Physics-IQ Verified: Refining the Yardstick for Artificial World Models
Current video generative models (VGMs) are evolving from simple tools into sophisticated "world models." These systems attempt to simulate the causal and physical logic of our reality. To advance these models, researchers need reliable ways to test physical understanding. They must determine if an AI truly understands gravity or fluid dynamics. They need to know if the model understands physics or just produces motion that looks "plausible" to a human eye.
Measuring the Laws of Motion
The core challenge is distinguishing between visual realism and physical accuracy. A model might generate a beautiful video of a glass shattering. However, if the shards fly upward instead of downward, the model has failed to grasp gravity.

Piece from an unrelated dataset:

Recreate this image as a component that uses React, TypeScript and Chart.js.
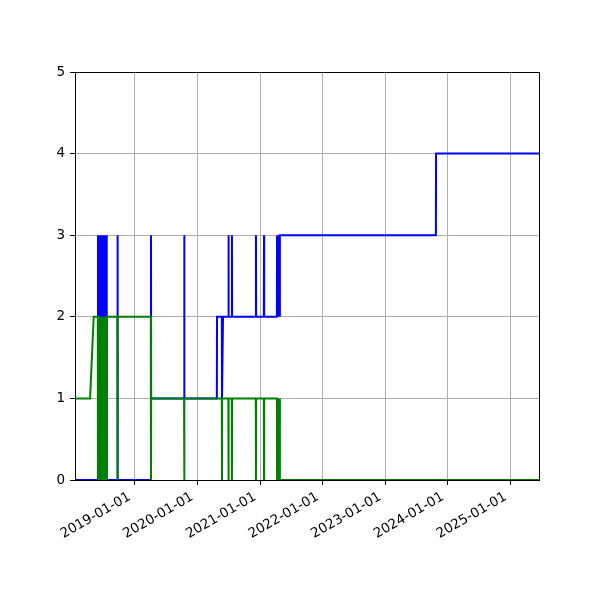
import React, { useEffect, useRef } from 'react';
import { Chart, registerables } from 'chart.js';

Chart.register(...registerables);

// step-like series, one point per change (dates)
const blueDates = [
  '2018-01-18', '2018-05-31', '2018-06-01', '2018-06-04', '2018-06-08', '2018-06-12',
  '2018-06-16', '2018-06-20', '2018-06-24', '2018-06-28', '2018-07-02', '2018-07-06',
  '2018-07-10', '2018-07-14', '2018-07-18', '2018-07-22', '2018-09-22', '2018-09-23',
  '2018-09-24', '2019-04-05', '2019-04-06', '2019-04-07', '2019-10-16', '2019-10-17',
  '2019-10-18', '2020-04-24', '2020-04-25', '2020-05-23', '2020-05-24', '2020-05-30',
  '2020-06-30', '2020-07-01', '2020-07-02', '2020-07-20', '2020-07-21', '2020-07-22',
  '2020-12-07', '2020-12-08', '2020-12-09', '2021-01-23', '2021-01-24', '2021-01-25',
  '2021-04-09', '2021-04-10', '2021-04-15', '2021-04-22', '2021-04-26', '2021-04-27',
  '2023-10-23', '2023-10-24', '2025-06-21',
];
const blueValues = [
  0, 0, 3, 0, 3, 0,
  3, 0, 3, 0, 3, 0,
  3, 0, 3, 0, 0, 3,
  0, 0, 3, 1, 1, 3,
  1, 1, 2, 2, 1, 2,
  2, 3, 2, 2, 3, 2,
  2, 3, 2, 2, 3, 2,
  2, 3, 2, 3, 2, 3,
  3, 4, 4,
];

const greenDates = [
  '2018-01-18', '2018-04-16', '2018-05-07', '2018-05-31', '2018-06-01', '2018-06-04',
  '2018-06-08', '2018-06-12', '2018-06-16', '2018-06-20', '2018-06-24', '2018-06-28',
  '2018-07-02', '2018-07-06', '2018-07-10', '2018-07-14', '2018-07-18', '2018-07-22',
  '2018-09-22', '2018-09-23', '2018-09-24', '2019-04-05', '2019-04-06', '2019-04-07',
  '2019-10-16', '2019-10-17', '2019-10-18', '2020-05-23', '2020-05-24', '2020-05-25',
  '2020-06-30', '2020-07-01', '2020-07-02', '2020-07-20', '2020-07-21', '2020-07-22',
  '2020-12-07', '2020-12-08', '2020-12-09', '2021-01-23', '2021-01-24', '2021-01-25',
  '2021-04-09', '2021-04-10', '2021-04-15', '2021-04-22', '2021-04-26', '2021-04-27',
  '2025-06-21',
];
const greenValues = [
  1, 1, 2, 2, 0, 2,
  0, 2, 0, 2, 0, 2,
  0, 2, 0, 2, 0, 2,
  2, 0, 2, 2, 0, 1,
  1, 0, 1, 1, 0, 1,
  1, 0, 1, 1, 0, 1,
  1, 0, 1, 1, 0, 1,
  1, 0, 1, 0, 1, 0,
  0,
];

const xStart = '2018-01-18';
const xEnd = '2025-06-21';
const yearTicks = ['2019-01-01', '2020-01-01', '2021-01-01', '2022-01-01', '2023-01-01', '2024-01-01', '2025-01-01'];

const toPoints = (dates: string[], values: number[]) =>
  dates.map((d, i) => ({ x: Date.parse(d), y: values[i] }));

const fmtDate = (ms: number) => new Date(ms).toISOString().slice(0, 10);

// matplotlib draws all four spines
const frame = {
  id: 'frame',
  afterDatasetsDraw(chart: any) {
    const { ctx, chartArea } = chart;
    ctx.save();
    ctx.strokeStyle = '#000000';
    ctx.lineWidth = 1;
    ctx.strokeRect(chartArea.left + 0.5, chartArea.top + 0.5, chartArea.width - 1, chartArea.height);
    ctx.restore();
  },
};

const App: React.FC = () => {
  const canvasRef = useRef<HTMLCanvasElement>(null);

  useEffect(() => {
    if (!canvasRef.current) return;
    const font = { family: '"DejaVu Sans", sans-serif', size: 13.5 };

    const chart = new Chart(canvasRef.current, {
      type: 'line',
      data: {
        datasets: [
          {
            data: toPoints(blueDates, blueValues),
            borderColor: '#0000ff',
            borderWidth: 2,
            pointRadius: 0,
            tension: 0,
            order: 2,
          },
          {
            data: toPoints(greenDates, greenValues),
            borderColor: '#008000',
            borderWidth: 2,
            pointRadius: 0,
            tension: 0,
            order: 1,
          },
        ],
      },
      options: {
        animation: false,
        responsive: true,
        maintainAspectRatio: false,
        layout: { padding: { top: 72, right: 60, left: 0, bottom: 0 } },
        plugins: {
          legend: { display: false },
          tooltip: { enabled: false },
        },
        scales: {
          x: {
            type: 'linear',
            min: Date.parse(xStart),
            max: Date.parse(xEnd),
            afterBuildTicks: (scale: any) => {
              scale.ticks = yearTicks.map((d) => ({ value: Date.parse(d) }));
            },
            afterFit: (scale: any) => {
              scale.height = 120;
            },
            border: { display: false },
            grid: {
              color: '#b0b0b0',
              lineWidth: 1,
              tickColor: '#000000',
              tickLength: 5,
            },
            ticks: {
              autoSkip: false,
              minRotation: 30,
              maxRotation: 30,
              padding: 4,
              labelOffset: -5,
              color: '#000000',
              font,
              callback: (value: any) => fmtDate(Number(value)),
            },
          },
          y: {
            min: 0,
            max: 5,
            afterFit: (scale: any) => {
              scale.width = 75;
            },
            border: { display: false },
            grid: {
              color: '#b0b0b0',
              lineWidth: 1,
              tickColor: '#000000',
              tickLength: 5,
            },
            ticks: {
              stepSize: 1,
              padding: 5,
              color: '#000000',
              font,
            },
          },
        },
      },
      plugins: [frame],
    });

    return () => {
      chart.destroy();
    };
  }, []);

  return (
    <div style={{ position: 'absolute', left: 0, top: 0, width: 600, height: 600, background: '#ffffff' }}>
      <canvas ref={canvasRef} />
    </div>
  );
};

export default App;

The Physics-IQ benchmark was developed to quantify this understanding. It compares AI-generated videos to real-world recordings of controlled physical experiments. But as the authors of "Physics-IQ Verified" argue, a benchmark is only as good as its precision. If the test questions are vague, the scores are unreliable. If the "answer key" (the ground-truth videos) contains distracting noise, the test fails.
The Background You Need
The benchmark uses a "prediction-from-context" paradigm. A model sees a starting image or clip. It must then generate the logical continuation of that scene.

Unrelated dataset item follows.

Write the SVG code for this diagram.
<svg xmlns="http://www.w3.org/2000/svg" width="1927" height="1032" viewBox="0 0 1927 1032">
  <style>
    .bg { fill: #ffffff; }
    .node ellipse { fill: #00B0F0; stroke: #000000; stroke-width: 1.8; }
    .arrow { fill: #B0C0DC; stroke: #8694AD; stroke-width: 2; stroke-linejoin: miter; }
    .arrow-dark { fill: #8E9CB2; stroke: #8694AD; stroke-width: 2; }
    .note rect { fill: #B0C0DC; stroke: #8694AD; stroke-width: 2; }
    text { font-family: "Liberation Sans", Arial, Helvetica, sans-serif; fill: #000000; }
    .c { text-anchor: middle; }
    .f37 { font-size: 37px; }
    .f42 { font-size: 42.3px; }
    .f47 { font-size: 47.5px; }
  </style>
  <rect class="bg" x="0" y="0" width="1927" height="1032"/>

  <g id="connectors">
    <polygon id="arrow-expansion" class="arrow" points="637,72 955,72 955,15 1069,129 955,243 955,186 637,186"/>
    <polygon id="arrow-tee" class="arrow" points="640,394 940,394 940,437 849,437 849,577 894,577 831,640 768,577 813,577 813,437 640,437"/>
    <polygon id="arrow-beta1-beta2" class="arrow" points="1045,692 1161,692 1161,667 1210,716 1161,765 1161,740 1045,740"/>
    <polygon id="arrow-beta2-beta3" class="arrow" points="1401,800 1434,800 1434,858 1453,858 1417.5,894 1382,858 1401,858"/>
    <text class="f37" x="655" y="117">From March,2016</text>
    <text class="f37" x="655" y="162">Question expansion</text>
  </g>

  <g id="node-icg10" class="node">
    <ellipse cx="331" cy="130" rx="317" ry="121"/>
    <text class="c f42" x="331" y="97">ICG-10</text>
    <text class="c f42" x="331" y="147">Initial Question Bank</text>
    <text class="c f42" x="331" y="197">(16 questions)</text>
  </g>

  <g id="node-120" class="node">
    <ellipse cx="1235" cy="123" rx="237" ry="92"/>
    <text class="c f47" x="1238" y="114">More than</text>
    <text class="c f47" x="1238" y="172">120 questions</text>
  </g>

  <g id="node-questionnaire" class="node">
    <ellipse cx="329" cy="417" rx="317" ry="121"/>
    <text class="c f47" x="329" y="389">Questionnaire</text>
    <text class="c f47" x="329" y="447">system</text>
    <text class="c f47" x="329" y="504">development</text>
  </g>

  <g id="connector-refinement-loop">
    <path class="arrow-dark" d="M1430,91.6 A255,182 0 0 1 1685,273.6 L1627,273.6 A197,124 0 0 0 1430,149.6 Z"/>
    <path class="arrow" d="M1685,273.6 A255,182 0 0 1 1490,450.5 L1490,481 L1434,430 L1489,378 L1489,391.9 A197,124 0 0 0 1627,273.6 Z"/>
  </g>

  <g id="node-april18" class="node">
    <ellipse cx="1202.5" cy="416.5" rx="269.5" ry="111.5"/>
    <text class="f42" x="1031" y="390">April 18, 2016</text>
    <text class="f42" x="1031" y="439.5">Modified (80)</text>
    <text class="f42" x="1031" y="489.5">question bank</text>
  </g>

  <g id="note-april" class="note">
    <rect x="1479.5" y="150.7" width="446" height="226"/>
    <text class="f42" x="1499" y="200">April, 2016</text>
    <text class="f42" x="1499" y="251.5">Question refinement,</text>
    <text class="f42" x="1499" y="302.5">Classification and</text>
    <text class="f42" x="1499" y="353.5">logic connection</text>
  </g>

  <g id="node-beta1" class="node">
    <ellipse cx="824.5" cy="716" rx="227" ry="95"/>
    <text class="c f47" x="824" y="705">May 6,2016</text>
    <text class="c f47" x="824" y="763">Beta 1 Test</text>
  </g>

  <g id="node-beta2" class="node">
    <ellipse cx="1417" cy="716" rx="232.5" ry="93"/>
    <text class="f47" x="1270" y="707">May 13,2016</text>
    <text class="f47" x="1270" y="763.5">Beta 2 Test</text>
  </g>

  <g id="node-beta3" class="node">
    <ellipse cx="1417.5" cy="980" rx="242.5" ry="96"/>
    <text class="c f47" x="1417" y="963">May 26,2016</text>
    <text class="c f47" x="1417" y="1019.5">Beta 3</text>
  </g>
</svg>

Success is measured using four primary metrics. These act as a digital ruler for physical phenomena: 1. Spatial IoU (Intersection over Union): This measures where the action occurs by calculating the overlap between predicted and actual areas. 2. Spatiotemporal IoU: This measures where and when the action occurs. 3. Weighted Spatial IoU: This measures where and how intensely the action occurs. 4. Mean Squared Error (MSE): This is a pixel-level metric. It measures how the action occurs by comparing generated pixels to the ground truth.
Unlike older benchmarks that rely on human judgment, Physics-IQ uses real-world footage. This makes it sensitive to the "sim-to-real gap" (the difficulty of moving from idealized math to messy real-world visuals).
The Anatomy of a Systematic Audit
The researchers conducted a systematic audit of the original Physics-IQ benchmark. They identified three distinct "confounding factors" (variables that distort measurements). As shown in, they propose three refinements to sharpen the evaluation.
First, they addressed prompt quality. A prompt functions like an exam question. If it is ambiguous, even a brilliant model will fail. The authors found many original prompts were factually incorrect or lacked key information .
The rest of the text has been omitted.